TASK:
Repeat every line below exactly, word for word.

***

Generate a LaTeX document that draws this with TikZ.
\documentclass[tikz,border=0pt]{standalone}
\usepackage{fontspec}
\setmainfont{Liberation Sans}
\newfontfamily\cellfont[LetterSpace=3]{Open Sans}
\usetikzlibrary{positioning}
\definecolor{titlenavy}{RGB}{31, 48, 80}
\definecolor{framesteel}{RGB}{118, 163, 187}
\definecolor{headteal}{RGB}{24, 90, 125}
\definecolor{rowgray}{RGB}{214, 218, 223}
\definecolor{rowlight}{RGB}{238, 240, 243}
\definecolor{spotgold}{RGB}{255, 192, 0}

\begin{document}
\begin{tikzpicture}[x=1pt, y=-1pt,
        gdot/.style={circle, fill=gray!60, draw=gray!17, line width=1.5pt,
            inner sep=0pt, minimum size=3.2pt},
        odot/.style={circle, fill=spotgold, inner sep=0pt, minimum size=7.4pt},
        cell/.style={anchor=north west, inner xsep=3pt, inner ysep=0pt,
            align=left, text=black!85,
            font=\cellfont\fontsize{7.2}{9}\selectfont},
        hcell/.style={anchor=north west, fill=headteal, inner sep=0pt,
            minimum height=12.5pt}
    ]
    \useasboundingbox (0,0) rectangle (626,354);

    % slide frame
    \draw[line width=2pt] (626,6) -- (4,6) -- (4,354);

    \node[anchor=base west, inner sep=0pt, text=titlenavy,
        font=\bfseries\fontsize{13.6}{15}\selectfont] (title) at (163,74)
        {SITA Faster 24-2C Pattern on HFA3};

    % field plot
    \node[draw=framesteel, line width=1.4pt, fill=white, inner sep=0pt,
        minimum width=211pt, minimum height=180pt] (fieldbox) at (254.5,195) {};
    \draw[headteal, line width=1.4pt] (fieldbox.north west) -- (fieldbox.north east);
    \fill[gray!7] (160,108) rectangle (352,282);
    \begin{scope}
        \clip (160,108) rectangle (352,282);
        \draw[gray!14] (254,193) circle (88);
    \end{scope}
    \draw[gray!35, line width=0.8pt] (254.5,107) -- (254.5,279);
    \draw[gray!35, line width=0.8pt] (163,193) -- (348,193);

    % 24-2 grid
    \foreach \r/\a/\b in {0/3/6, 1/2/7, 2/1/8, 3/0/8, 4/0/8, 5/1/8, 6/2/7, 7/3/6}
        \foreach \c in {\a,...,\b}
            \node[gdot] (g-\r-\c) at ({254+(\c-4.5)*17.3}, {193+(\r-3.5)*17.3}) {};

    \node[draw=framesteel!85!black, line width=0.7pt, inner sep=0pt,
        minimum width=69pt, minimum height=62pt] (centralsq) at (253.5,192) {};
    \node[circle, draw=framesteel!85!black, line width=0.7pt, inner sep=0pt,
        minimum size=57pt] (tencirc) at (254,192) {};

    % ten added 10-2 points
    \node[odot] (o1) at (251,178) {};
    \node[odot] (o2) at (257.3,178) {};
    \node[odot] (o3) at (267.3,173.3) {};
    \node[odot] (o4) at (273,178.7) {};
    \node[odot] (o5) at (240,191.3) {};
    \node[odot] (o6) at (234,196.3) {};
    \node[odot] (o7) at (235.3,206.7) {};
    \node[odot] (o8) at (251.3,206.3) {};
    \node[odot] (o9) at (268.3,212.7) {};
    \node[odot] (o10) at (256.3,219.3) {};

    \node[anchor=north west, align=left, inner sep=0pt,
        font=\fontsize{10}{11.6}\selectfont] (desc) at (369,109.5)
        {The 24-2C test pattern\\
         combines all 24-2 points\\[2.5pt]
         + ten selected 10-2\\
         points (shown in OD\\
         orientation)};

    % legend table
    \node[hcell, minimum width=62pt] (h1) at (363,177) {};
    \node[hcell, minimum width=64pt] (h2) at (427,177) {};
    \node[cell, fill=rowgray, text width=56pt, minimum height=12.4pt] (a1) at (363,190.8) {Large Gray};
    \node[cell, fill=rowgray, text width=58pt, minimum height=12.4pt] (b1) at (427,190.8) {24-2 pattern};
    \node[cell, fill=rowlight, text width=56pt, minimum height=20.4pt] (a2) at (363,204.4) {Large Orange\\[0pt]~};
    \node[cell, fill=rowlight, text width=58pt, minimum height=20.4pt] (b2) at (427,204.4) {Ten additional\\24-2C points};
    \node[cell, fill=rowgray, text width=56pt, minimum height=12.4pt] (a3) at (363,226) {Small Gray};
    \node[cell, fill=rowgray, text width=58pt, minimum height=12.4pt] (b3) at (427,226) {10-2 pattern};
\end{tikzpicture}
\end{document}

***

FINISHED TASK:
Generate a LaTeX document that draws this with TikZ.
\documentclass[tikz,border=0pt]{standalone}
\usepackage{fontspec}
\setmainfont{Liberation Sans}
\newfontfamily\cellfont[LetterSpace=3]{Open Sans}
\usetikzlibrary{positioning}
\definecolor{titlenavy}{RGB}{31, 48, 80}
\definecolor{framesteel}{RGB}{118, 163, 187}
\definecolor{headteal}{RGB}{24, 90, 125}
\definecolor{rowgray}{RGB}{214, 218, 223}
\definecolor{rowlight}{RGB}{238, 240, 243}
\definecolor{spotgold}{RGB}{255, 192, 0}

\begin{document}
\begin{tikzpicture}[x=1pt, y=-1pt,
        gdot/.style={circle, fill=gray!60, draw=gray!17, line width=1.5pt,
            inner sep=0pt, minimum size=3.2pt},
        odot/.style={circle, fill=spotgold, inner sep=0pt, minimum size=7.4pt},
        cell/.style={anchor=north west, inner xsep=3pt, inner ysep=0pt,
            align=left, text=black!85,
            font=\cellfont\fontsize{7.2}{9}\selectfont},
        hcell/.style={anchor=north west, fill=headteal, inner sep=0pt,
            minimum height=12.5pt}
    ]
    \useasboundingbox (0,0) rectangle (626,354);

    % slide frame
    \draw[line width=2pt] (626,6) -- (4,6) -- (4,354);

    \node[anchor=base west, inner sep=0pt, text=titlenavy,
        font=\bfseries\fontsize{13.6}{15}\selectfont] (title) at (163,74)
        {SITA Faster 24-2C Pattern on HFA3};

    % field plot
    \node[draw=framesteel, line width=1.4pt, fill=white, inner sep=0pt,
        minimum width=211pt, minimum height=180pt] (fieldbox) at (254.5,195) {};
    \draw[headteal, line width=1.4pt] (fieldbox.north west) -- (fieldbox.north east);
    \fill[gray!7] (160,108) rectangle (352,282);
    \begin{scope}
        \clip (160,108) rectangle (352,282);
        \draw[gray!14] (254,193) circle (88);
    \end{scope}
    \draw[gray!35, line width=0.8pt] (254.5,107) -- (254.5,279);
    \draw[gray!35, line width=0.8pt] (163,193) -- (348,193);

    % 24-2 grid
    \foreach \r/\a/\b in {0/3/6, 1/2/7, 2/1/8, 3/0/8, 4/0/8, 5/1/8, 6/2/7, 7/3/6}
        \foreach \c in {\a,...,\b}
            \node[gdot] (g-\r-\c) at ({254+(\c-4.5)*17.3}, {193+(\r-3.5)*17.3}) {};

    \node[draw=framesteel!85!black, line width=0.7pt, inner sep=0pt,
        minimum width=69pt, minimum height=62pt] (centralsq) at (253.5,192) {};
    \node[circle, draw=framesteel!85!black, line width=0.7pt, inner sep=0pt,
        minimum size=57pt] (tencirc) at (254,192) {};

    % ten added 10-2 points
    \node[odot] (o1) at (251,178) {};
    \node[odot] (o2) at (257.3,178) {};
    \node[odot] (o3) at (267.3,173.3) {};
    \node[odot] (o4) at (273,178.7) {};
    \node[odot] (o5) at (240,191.3) {};
    \node[odot] (o6) at (234,196.3) {};
    \node[odot] (o7) at (235.3,206.7) {};
    \node[odot] (o8) at (251.3,206.3) {};
    \node[odot] (o9) at (268.3,212.7) {};
    \node[odot] (o10) at (256.3,219.3) {};

    \node[anchor=north west, align=left, inner sep=0pt,
        font=\fontsize{10}{11.6}\selectfont] (desc) at (369,109.5)
        {The 24-2C test pattern\\
         combines all 24-2 points\\[2.5pt]
         + ten selected 10-2\\
         points (shown in OD\\
         orientation)};

    % legend table
    \node[hcell, minimum width=62pt] (h1) at (363,177) {};
    \node[hcell, minimum width=64pt] (h2) at (427,177) {};
    \node[cell, fill=rowgray, text width=56pt, minimum height=12.4pt] (a1) at (363,190.8) {Large Gray};
    \node[cell, fill=rowgray, text width=58pt, minimum height=12.4pt] (b1) at (427,190.8) {24-2 pattern};
    \node[cell, fill=rowlight, text width=56pt, minimum height=20.4pt] (a2) at (363,204.4) {Large Orange\\[0pt]~};
    \node[cell, fill=rowlight, text width=58pt, minimum height=20.4pt] (b2) at (427,204.4) {Ten additional\\24-2C points};
    \node[cell, fill=rowgray, text width=56pt, minimum height=12.4pt] (a3) at (363,226) {Small Gray};
    \node[cell, fill=rowgray, text width=58pt, minimum height=12.4pt] (b3) at (427,226) {10-2 pattern};
\end{tikzpicture}
\end{document}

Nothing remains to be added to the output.